Peter Schiff's Euro Pacific Capital: Down 40-70% in 2008?

by: Tate Dwinnell

If you’ve been following the financial markets this year with any degree of interest, you’ve probably heard of Peter Schiff. He’s been a media favorite over the past year for calling the U.S. financial collapse and has been everywhere from CNBC to Glenn Beck to CNN to Fox to Bloomberg. I even spotted him in Newsweek a couple weeks ago being credited with calling the collapse.

In an era of rampant corruption, fraud, inept CEO’s and fund managers, Mr Schiff has been made out to be somewhat of a hero in all this. Let’s give credit where credit is due. Peter Schiff has been sounding the alarm for quite a while and while doing so was often ridiculed by the talking heads on CNBC a year ago. Much of what he’s been saying has come to pass… at least in the U.S. financial markets.
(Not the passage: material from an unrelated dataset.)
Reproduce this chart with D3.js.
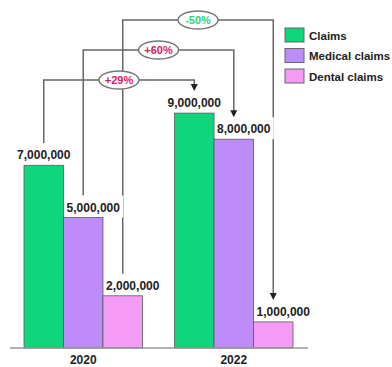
<!DOCTYPE html>
<html>
<head>
<meta charset="utf-8">
<script src="https://cdn.jsdelivr.net/npm/d3@7"></script>
<style>
  html, body { margin: 0; padding: 0; background: #fff; }
  svg { display: block; }
  text { font-family: "Liberation Sans", Arial, sans-serif; font-weight: bold; }
</style>
</head>
<body>
<svg id="chart" width="392" height="367"></svg>
<script>
// Claim counts per year and claim type
const years = ["2020", "2022"];
const series = ["Claims", "Medical claims", "Dental claims"];
const values2020 = [7000000, 5000000, 2000000];
const values2022 = [9000000, 8000000, 1000000];
const colors = ["#0fd67a", "#bd8cf9", "#f49cf5"];

const svg = d3.select("#chart");

const x0 = d3.scaleBand().domain(years).range([24, 293]).paddingInner(0.213);
const x1 = d3.scaleBand().domain(series).range([0, x0.bandwidth()]);
const y = d3.scaleLinear().domain([0, 10000000]).range([348, 87]);

const valuesByYear = { "2020": values2020, "2022": values2022 };
const bars = [];
years.forEach(yr => series.forEach((s, i) => bars.push({ year: yr, series: s, i, value: valuesByYear[yr][i] })));

const fmt = d3.format(",");
const labelShift = [0, 10, 10];      // value labels for the narrower bars sit slightly right
const connectorLevel = [80, 50, 20]; // height of each change connector
const cx = d => x0(d.year) + x1(d.series) + x1.bandwidth() / 2;
const boxTop = d => y(d.value) - 22;

// Change connectors from 2020 to 2022
const lineColor = "#666";
const gConn = svg.append("g");
series.forEach((s, i) => {
  const a = bars.find(b => b.year === "2020" && b.i === i);
  const b = bars.find(b => b.year === "2022" && b.i === i);
  const xa = cx(a), xb = cx(b), lv = connectorLevel[i];
  const tip = boxTop(b);
  gConn.append("path")
    .attr("d", `M${xa},${boxTop(a)}V${lv}H${xb}V${tip - 6}`)
    .attr("fill", "none").attr("stroke", lineColor).attr("stroke-width", 1.5);
  gConn.append("path")
    .attr("d", `M${xb - 3.5},${tip - 7}L${xb + 3.5},${tip - 7}L${xb},${tip}Z`)
    .attr("fill", "#222");
});

// White plates behind the value labels
svg.append("g").selectAll("rect").data(bars).join("rect")
  .attr("x", d => cx(d) + labelShift[d.i] - 29)
  .attr("width", 59)
  .attr("y", d => boxTop(d))
  .attr("height", 22)
  .attr("fill", "#fff");

// Bars
svg.append("g").selectAll("rect").data(bars).join("rect")
  .attr("x", d => x0(d.year) + x1(d.series))
  .attr("width", x1.bandwidth())
  .attr("y", d => y(d.value))
  .attr("height", d => y(0) - y(d.value))
  .attr("fill", d => colors[d.i])
  .attr("stroke", "#5a5a5a").attr("stroke-width", 0.8);

// Baseline
svg.append("line")
  .attr("x1", 10).attr("x2", 308).attr("y1", y(0)).attr("y2", y(0))
  .attr("stroke", "#999").attr("stroke-width", 1.5);

// Value labels
svg.append("g").selectAll("text").data(bars).join("text")
  .attr("x", d => cx(d) + labelShift[d.i])
  .attr("y", d => y(d.value) - 6)
  .attr("text-anchor", "middle")
  .attr("font-size", 12)
  .attr("fill", "#222")
  .text(d => fmt(d.value));

// Year labels
svg.append("g").selectAll("text").data(years).join("text")
  .attr("x", d => x0(d) + x0.bandwidth() / 2)
  .attr("y", 364)
  .attr("text-anchor", "middle")
  .attr("font-size", 12)
  .attr("fill", "#222")
  .text(d => d);

// Percentage change badges at the middle of each connector
series.forEach((s, i) => {
  const a = bars.find(b => b.year === "2020" && b.i === i);
  const b = bars.find(b => b.year === "2022" && b.i === i);
  const mx = (cx(a) + cx(b)) / 2, my = connectorLevel[i];
  const change = (b.value - a.value) / a.value;
  const txt = (change > 0 ? "+" : "") + Math.round(change * 100) + "%";
  svg.append("ellipse")
    .attr("cx", mx).attr("cy", my).attr("rx", 20).attr("ry", 9)
    .attr("fill", "#fff").attr("stroke", "#777").attr("stroke-width", 1.5);
  svg.append("text")
    .attr("x", mx).attr("y", my + 4)
    .attr("text-anchor", "middle")
    .attr("font-size", 11)
    .attr("fill", change > 0 ? "#e0185a" : "#2fd47c")
    .text(txt);
});

// Legend
const legend = svg.append("g").attr("transform", "translate(285,28)");
series.forEach((s, i) => {
  const g = legend.append("g").attr("transform", `translate(0,${i * 20.5})`);
  g.append("rect").attr("width", 19).attr("height", 14)
    .attr("fill", colors[i]).attr("stroke", "#666").attr("stroke-width", 1);
  g.append("text").attr("x", 24).attr("y", 11.5)
    .attr("font-size", 11.5).attr("fill", "#222").text(s);
});
</script>
</body>
</html>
Ah, but there seems to be one small problem. According to Michael Shedlock, Peter Schiff, the President and Chief Global Strategist of Euro Pacific Capital not only didn’t profit from the financial collapse, he failed to do what every other so called professional failed to do for their clients last year. PRESERVE CAPITAL. Turns out, he was largely right on the U.S. macro picture and called a U.S. equity crash but believed global markets would not follow due to decoupling and that the dollar would continue to crash. Rather than shorting U.S. equities he shorted the dollar (with a bet on hyperinflation) and bought foreign equities and commodities.

According to some of Schiff’s own clients, portfolios invested with Schiff were down anywhere from 40 - 70% last year. Ouch. (Shedlock posted an image of an actual Schiff portfolio)

Michael Shedlock points out 12 ways Peter Schiff was wrong last year:

12 Ways Schiff Was Wrong in 2008

  • Wrong about hyperinflation
  • Wrong about the dollar
  • Wrong about commodities except for gold
  • Wrong about foreign currencies except for the Yen
  • Wrong about foreign equities
  • Wrong in timing
  • Wrong in risk management
  • Wrong in buy and hold thesis
  • Wrong on decoupling
  • Wrong on China
  • Wrong on US treasuries
  • Wrong on interest rates, both foreign and domestic

I’ll point out that you can’t beat up Peter Schiff for being wrong. We’re all wrong at times. Where he can’t be excused is in risk management. He has a vested interest to stick with a certain strategy because he’s written a book about it, but he couldn’t admit when he was wrong and move on. Arrogance in this business is not a recipe for market beating returns. In my opinion BEWARE of the fund manager who is all over the news outlets.

Shedlock has not ruled out that perhaps he stumbled upon the worst portfolios from Schiff and offers a challenge to clear the air: post the average returns by clients of Euro Pacific Capital on a year by year basis.



Peter Schiff’s brother Andrew Schiff responded to the article to the Baltimore Sun’s Jay Hancock, saying that Shedlock’s piece is “primarily an attempt to attract business to his own firm (Sitka Capital Management), by bashing a much larger and better known firm. However, the strategies employed by the two firms are completely different and make a direct comparison useless.”

Andrew Schiff does acknowledge that accounts at Euro Pacific have suffered badly in 08 but the losses are exaggerated by Shedlock and that because they are a broker dealer, aren’t allowed to post returns.